■ Short exercise:
The listing below is to be output in its exact form.
# # # # # # #
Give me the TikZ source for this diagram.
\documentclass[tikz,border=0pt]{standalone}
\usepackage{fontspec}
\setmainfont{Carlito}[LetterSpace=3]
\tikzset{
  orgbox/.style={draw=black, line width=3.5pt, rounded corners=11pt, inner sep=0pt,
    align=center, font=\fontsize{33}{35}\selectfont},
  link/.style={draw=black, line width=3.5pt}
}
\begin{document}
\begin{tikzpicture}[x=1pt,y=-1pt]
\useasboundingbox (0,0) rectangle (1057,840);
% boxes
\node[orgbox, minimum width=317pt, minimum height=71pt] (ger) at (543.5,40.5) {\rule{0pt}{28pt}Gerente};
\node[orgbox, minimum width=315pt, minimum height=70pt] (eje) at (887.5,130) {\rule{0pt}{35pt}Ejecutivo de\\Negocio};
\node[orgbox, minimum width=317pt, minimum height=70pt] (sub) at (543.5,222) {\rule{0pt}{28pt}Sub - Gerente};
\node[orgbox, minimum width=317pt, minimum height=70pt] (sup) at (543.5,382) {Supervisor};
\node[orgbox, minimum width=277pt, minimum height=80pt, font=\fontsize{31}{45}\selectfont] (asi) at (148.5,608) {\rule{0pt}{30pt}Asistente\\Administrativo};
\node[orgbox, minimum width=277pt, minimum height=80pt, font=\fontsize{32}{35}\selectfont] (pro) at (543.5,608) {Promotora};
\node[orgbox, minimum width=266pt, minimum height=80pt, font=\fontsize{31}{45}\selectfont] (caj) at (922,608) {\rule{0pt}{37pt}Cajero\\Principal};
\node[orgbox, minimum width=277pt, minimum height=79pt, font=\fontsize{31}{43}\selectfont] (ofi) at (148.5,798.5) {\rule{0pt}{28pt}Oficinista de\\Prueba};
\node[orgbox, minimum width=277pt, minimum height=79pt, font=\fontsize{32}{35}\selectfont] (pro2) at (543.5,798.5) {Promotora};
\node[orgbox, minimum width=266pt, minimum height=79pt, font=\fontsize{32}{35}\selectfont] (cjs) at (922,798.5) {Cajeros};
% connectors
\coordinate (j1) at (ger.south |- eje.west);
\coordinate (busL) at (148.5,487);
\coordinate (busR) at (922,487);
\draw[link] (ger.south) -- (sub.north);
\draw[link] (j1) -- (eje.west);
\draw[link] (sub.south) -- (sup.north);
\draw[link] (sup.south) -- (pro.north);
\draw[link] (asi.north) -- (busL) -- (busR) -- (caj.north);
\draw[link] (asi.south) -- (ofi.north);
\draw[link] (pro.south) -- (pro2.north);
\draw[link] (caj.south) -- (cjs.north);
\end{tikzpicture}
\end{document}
# # # # # # #
■ Solution for this exercise:
Give me the TikZ source for this diagram.
\documentclass[tikz,border=0pt]{standalone}
\usepackage{fontspec}
\setmainfont{Carlito}[LetterSpace=3]
\tikzset{
  orgbox/.style={draw=black, line width=3.5pt, rounded corners=11pt, inner sep=0pt,
    align=center, font=\fontsize{33}{35}\selectfont},
  link/.style={draw=black, line width=3.5pt}
}
\begin{document}
\begin{tikzpicture}[x=1pt,y=-1pt]
\useasboundingbox (0,0) rectangle (1057,840);
% boxes
\node[orgbox, minimum width=317pt, minimum height=71pt] (ger) at (543.5,40.5) {\rule{0pt}{28pt}Gerente};
\node[orgbox, minimum width=315pt, minimum height=70pt] (eje) at (887.5,130) {\rule{0pt}{35pt}Ejecutivo de\\Negocio};
\node[orgbox, minimum width=317pt, minimum height=70pt] (sub) at (543.5,222) {\rule{0pt}{28pt}Sub - Gerente};
\node[orgbox, minimum width=317pt, minimum height=70pt] (sup) at (543.5,382) {Supervisor};
\node[orgbox, minimum width=277pt, minimum height=80pt, font=\fontsize{31}{45}\selectfont] (asi) at (148.5,608) {\rule{0pt}{30pt}Asistente\\Administrativo};
\node[orgbox, minimum width=277pt, minimum height=80pt, font=\fontsize{32}{35}\selectfont] (pro) at (543.5,608) {Promotora};
\node[orgbox, minimum width=266pt, minimum height=80pt, font=\fontsize{31}{45}\selectfont] (caj) at (922,608) {\rule{0pt}{37pt}Cajero\\Principal};
\node[orgbox, minimum width=277pt, minimum height=79pt, font=\fontsize{31}{43}\selectfont] (ofi) at (148.5,798.5) {\rule{0pt}{28pt}Oficinista de\\Prueba};
\node[orgbox, minimum width=277pt, minimum height=79pt, font=\fontsize{32}{35}\selectfont] (pro2) at (543.5,798.5) {Promotora};
\node[orgbox, minimum width=266pt, minimum height=79pt, font=\fontsize{32}{35}\selectfont] (cjs) at (922,798.5) {Cajeros};
% connectors
\coordinate (j1) at (ger.south |- eje.west);
\coordinate (busL) at (148.5,487);
\coordinate (busR) at (922,487);
\draw[link] (ger.south) -- (sub.north);
\draw[link] (j1) -- (eje.west);
\draw[link] (sub.south) -- (sup.north);
\draw[link] (sup.south) -- (pro.north);
\draw[link] (asi.north) -- (busL) -- (busR) -- (caj.north);
\draw[link] (asi.south) -- (ofi.north);
\draw[link] (pro.south) -- (pro2.north);
\draw[link] (caj.south) -- (cjs.north);
\end{tikzpicture}
\end{document}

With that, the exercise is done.